Trademarks can be used every day as long as you're not using them in their detrimental (too much to tell here in a forum post).
May be you are/were thinking to use it in such way, that's why you're afraid of using them.
Since I am not, actually since I am promoting their products using my pocket's money, I'm not afraid of doing so, and I know and I'm sure I will not ever receive a complain in the way I AM using them.
I'm sorry about you, if you can't do the same.
Please, don't take it bad. It was supposed to be a good advise.
It is not that the guy using Canon is running ads again the TOS. The reason is :
Canon did not complain.
Nikon did.
That's how it works.
Another way would be ask permission in advance.
True, if a complaint is made Google will remove the ad. It's clearly stated that the arbitration is between the trademark holder and the advertiser.
In other words, if you use a competitors trademarked terms in your creative without permission, under Google's terms of service, the 800 pound gorilla sits on you, not on Google.
That is an unacceptable risk, and is a flaw in the system in that the system is requiring me to enter into that risk of violating someone's trademark and otherwise invite legal action in order to optimize my ad.
This is my point
My point is the flaw in Google's system which requires me to enter into a situation of having to possibly violate someone's trademark by using it without permission in order to optimize my creative.
How about that? Does that make sense to you?
This has been my experience exactly. Seems odd to me that if I leave it alone it does better than if I work with it!
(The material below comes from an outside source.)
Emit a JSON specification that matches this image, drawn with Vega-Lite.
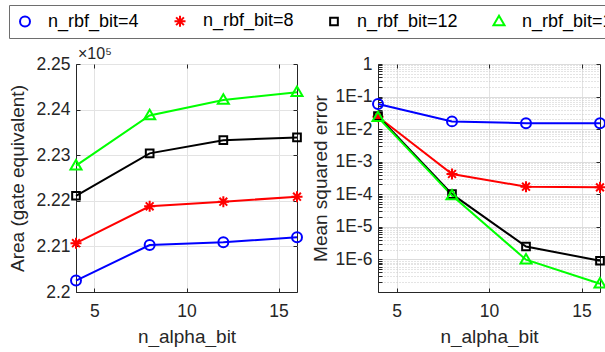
{
  "$schema": "https://vega.github.io/schema/vega-lite/v6.json",
  "padding": {"left": 8, "top": 4, "right": 0, "bottom": 0},
  "background": "white",
  "bounds": "flush",
  "spacing": 81,
  "config": {
    "font": "Liberation Sans",
    "view": {"stroke": "#262626", "strokeWidth": 1},
    "axis": {
      "domainColor": "#262626", "tickColor": "#262626", "labelColor": "#262626", "titleColor": "#262626",
      "labelFont": "Liberation Sans", "titleFont": "Liberation Sans", "labelFontSize": 17.5, "titleFontSize": 19,
      "titleFontWeight": "normal", "gridColor": "#e3e3e3", "gridWidth": 1, "tickSize": -4, "tickWidth": 1
    },
    "axisX": {"labelPadding": 14, "titlePadding": 8, "labelAngle": 0},
    "axisY": {"labelPadding": 10, "titlePadding": 8},
    "legend": {"labelFont": "Liberation Sans"}
  },
  "datasets": {
    "area": [
      {"n_alpha_bit": 4, "n_rbf_bit": 4, "area": 220250},
      {"n_alpha_bit": 8, "n_rbf_bit": 4, "area": 221030},
      {"n_alpha_bit": 12, "n_rbf_bit": 4, "area": 221090},
      {"n_alpha_bit": 16, "n_rbf_bit": 4, "area": 221200},
      {"n_alpha_bit": 4, "n_rbf_bit": 8, "area": 221070},
      {"n_alpha_bit": 8, "n_rbf_bit": 8, "area": 221880},
      {"n_alpha_bit": 12, "n_rbf_bit": 8, "area": 221980},
      {"n_alpha_bit": 16, "n_rbf_bit": 8, "area": 222090},
      {"n_alpha_bit": 4, "n_rbf_bit": 12, "area": 222110},
      {"n_alpha_bit": 8, "n_rbf_bit": 12, "area": 223040},
      {"n_alpha_bit": 12, "n_rbf_bit": 12, "area": 223330},
      {"n_alpha_bit": 16, "n_rbf_bit": 12, "area": 223390},
      {"n_alpha_bit": 4, "n_rbf_bit": 16, "area": 222770},
      {"n_alpha_bit": 8, "n_rbf_bit": 16, "area": 223870},
      {"n_alpha_bit": 12, "n_rbf_bit": 16, "area": 224210},
      {"n_alpha_bit": 16, "n_rbf_bit": 16, "area": 224380}
    ],
    "mse": [
      {"n_alpha_bit": 4, "n_rbf_bit": 4, "mse": 0.059},
      {"n_alpha_bit": 8, "n_rbf_bit": 4, "mse": 0.0173},
      {"n_alpha_bit": 12, "n_rbf_bit": 4, "mse": 0.0152},
      {"n_alpha_bit": 16, "n_rbf_bit": 4, "mse": 0.0151},
      {"n_alpha_bit": 4, "n_rbf_bit": 8, "mse": 0.024},
      {"n_alpha_bit": 8, "n_rbf_bit": 8, "mse": 0.00042},
      {"n_alpha_bit": 12, "n_rbf_bit": 8, "mse": 0.000171},
      {"n_alpha_bit": 16, "n_rbf_bit": 8, "mse": 0.000163},
      {"n_alpha_bit": 4, "n_rbf_bit": 12, "mse": 0.025},
      {"n_alpha_bit": 8, "n_rbf_bit": 12, "mse": 0.000101},
      {"n_alpha_bit": 12, "n_rbf_bit": 12, "mse": 0.0000025},
      {"n_alpha_bit": 16, "n_rbf_bit": 12, "mse": 0.00000091},
      {"n_alpha_bit": 4, "n_rbf_bit": 16, "mse": 0.023},
      {"n_alpha_bit": 8, "n_rbf_bit": 16, "mse": 0.000091},
      {"n_alpha_bit": 12, "n_rbf_bit": 16, "mse": 0.00000098},
      {"n_alpha_bit": 16, "n_rbf_bit": 16, "mse": 0.00000018}
    ]
  },
  "resolve": {"scale": {"color": "shared", "shape": "shared"}, "legend": {"color": "shared"}},
  "hconcat": [
    {
      "width": 221, "height": 228,
      "data": {"name": "area"},
      "title": {"text": "×10⁵", "anchor": "start", "frame": "group", "fontSize": 16, "fontWeight": "normal", "color": "#262626", "offset": -7, "dx": 2, "font": "Liberation Sans"},
      "resolve": {"axis": {"x": "independent", "y": "independent"}},
      "layer": [
        {
          "mark": {"type": "line", "strokeWidth": 2},
          "encoding": {
            "x": {"field": "n_alpha_bit", "type": "quantitative", "scale": {"domain": [4, 16], "nice": false},
                  "axis": {"values": [5, 10, 15], "title": "n_alpha_bit", "grid": true}},
            "y": {"field": "area", "type": "quantitative", "scale": {"domain": [220000, 225000], "nice": false, "zero": false},
                  "axis": {"values": [220000, 221000, 222000, 223000, 224000, 225000], "labelExpr": "format(datum.value/100000, '.3~f')", "title": "Area (gate equivalent)", "grid": true}},
            "color": {"field": "n_rbf_bit", "type": "nominal",
                      "scale": {"domain": [4, 8, 12, 16], "range": ["#0000ff", "#ff0000", "#000000", "#00ff00"]},
                      "legend": {
                        "title": null, "orient": "none", "legendX": -67, "legendY": -59, "direction": "horizontal",
                        "strokeColor": "#6e6e6e", "fillColor": "white", "padding": 7, "symbolSize": 144, "symbolStrokeWidth": 2,
                        "labelFontSize": 18, "labelColor": "#000000", "labelOffset": 14, "columnPadding": 31, "labelLimit": 200,
                        "labelExpr": "'n_rbf_bit=' + datum.label"
                      }}
          }
        },
        {
          "mark": {"type": "point", "filled": false, "strokeWidth": 2, "size": 144, "opacity": 1},
          "encoding": {
            "x": {"field": "n_alpha_bit", "type": "quantitative", "scale": {"domain": [4, 16], "nice": false},
                  "axis": {"orient": "top", "values": [5, 10, 15], "labels": false, "title": null, "grid": false, "domain": false}},
            "y": {"field": "area", "type": "quantitative", "scale": {"domain": [220000, 225000], "nice": false, "zero": false},
                  "axis": {"orient": "right", "values": [220000, 221000, 222000, 223000, 224000, 225000], "labels": false, "title": null, "grid": false, "domain": false}},
            "color": {"field": "n_rbf_bit", "type": "nominal"},
            "shape": {"field": "n_rbf_bit", "type": "nominal", "legend": null,
                      "scale": {"domain": [4, 8, 12, 16], "range": [
                        "M0.83,0A0.83,0.83,0,1,1,-0.83,0A0.83,0.83,0,1,1,0.83,0Z",
                        "M0,-0.92V0.92M-0.92,0H0.92M-0.65,-0.65L0.65,0.65M-0.65,0.65L0.65,-0.65",
                        "M-0.64,-0.64H0.64V0.64H-0.64Z",
                        "M0,-0.95L0.92,0.62H-0.92Z"]}}
          }
        }
      ]
    },
    {
      "width": 222, "height": 228,
      "data": {"name": "mse"},
      "resolve": {"axis": {"x": "independent", "y": "independent"}},
      "layer": [
        {
          "mark": {"type": "line", "strokeWidth": 2},
          "encoding": {
            "x": {"field": "n_alpha_bit", "type": "quantitative", "scale": {"domain": [4, 16], "nice": false},
                  "axis": {"values": [5, 10, 15], "title": "n_alpha_bit", "grid": true}},
            "y": {"field": "mse", "type": "quantitative", "scale": {"type": "log", "domain": [1e-7, 1], "nice": false},
                  "axis": {
                    "values": [1e-7,2e-7,3e-7,4e-7,5e-7,6e-7,7e-7,8e-7,9e-7,1e-6,2e-6,3e-6,4e-6,5e-6,6e-6,7e-6,8e-6,9e-6,1e-5,2e-5,3e-5,4e-5,5e-5,6e-5,7e-5,8e-5,9e-5,1e-4,2e-4,3e-4,4e-4,5e-4,6e-4,7e-4,8e-4,9e-4,1e-3,2e-3,3e-3,4e-3,5e-3,6e-3,7e-3,8e-3,9e-3,1e-2,2e-2,3e-2,4e-2,5e-2,6e-2,7e-2,8e-2,9e-2,0.1,0.2,0.3,0.4,0.5,0.6,0.7,0.8,0.9,1],
                    "labelExpr": "abs(log(datum.value)/LN10 - round(log(datum.value)/LN10)) < 0.001 && datum.value > 2e-7 ? (round(log(datum.value)/LN10) == 0 ? '1' : '1E' + round(log(datum.value)/LN10)) : ''",
                    "title": "Mean squared error", "grid": true,
                    "gridDash": {"condition": {"test": "abs(log(datum.value)/LN10 - round(log(datum.value)/LN10)) < 0.001", "value": []}, "value": [1, 2]},
                    "gridColor": {"condition": {"test": "abs(log(datum.value)/LN10 - round(log(datum.value)/LN10)) < 0.001", "value": "#dcdcdc"}, "value": "#c8c8c8"},
                    "titlePadding": 5
                  }},
            "color": {"field": "n_rbf_bit", "type": "nominal"}
          }
        },
        {
          "mark": {"type": "point", "filled": false, "strokeWidth": 2, "size": 144, "opacity": 1},
          "encoding": {
            "x": {"field": "n_alpha_bit", "type": "quantitative", "scale": {"domain": [4, 16], "nice": false},
                  "axis": {"orient": "top", "values": [5, 10, 15], "labels": false, "title": null, "grid": false, "domain": false}},
            "y": {"field": "mse", "type": "quantitative", "scale": {"type": "log", "domain": [1e-7, 1], "nice": false},
                  "axis": {"orient": "right", "values": [1e-7,1e-6,1e-5,1e-4,1e-3,1e-2,0.1,1], "labels": false, "title": null, "grid": false, "domain": false}},
            "color": {"field": "n_rbf_bit", "type": "nominal"},
            "shape": {"field": "n_rbf_bit", "type": "nominal", "legend": null}
          }
        }
      ]
    }
  ]
}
I know it is said that CPC is based on CTR, history, etc but this does not seem to be the case. Here is the latest examples:
We have 2 different adwords accounts.
Both bidding on the same keyword with the same url and adcopy.
This keyword happens to be disabled in both accounts even though CTR for both in this example is 4.9%
One account wants $0.40 to enable the other wants$5.00
Other words have different CTR (same copy same URL)
Sometimes the account with greater CTR wants more to enable other times the account with lower CTR wants more to enable. There are not small differences either in min bid prices between accounts.
Seems to me google is just pulling nuumbers out of thin air.
Since based on this is cant be derived on CTR, history, URL, or adcopy.
So it must be the other "secret" factors such as Google attempt to try to determin the market value of keywords by experimentation rather than by some solid quantifiable method.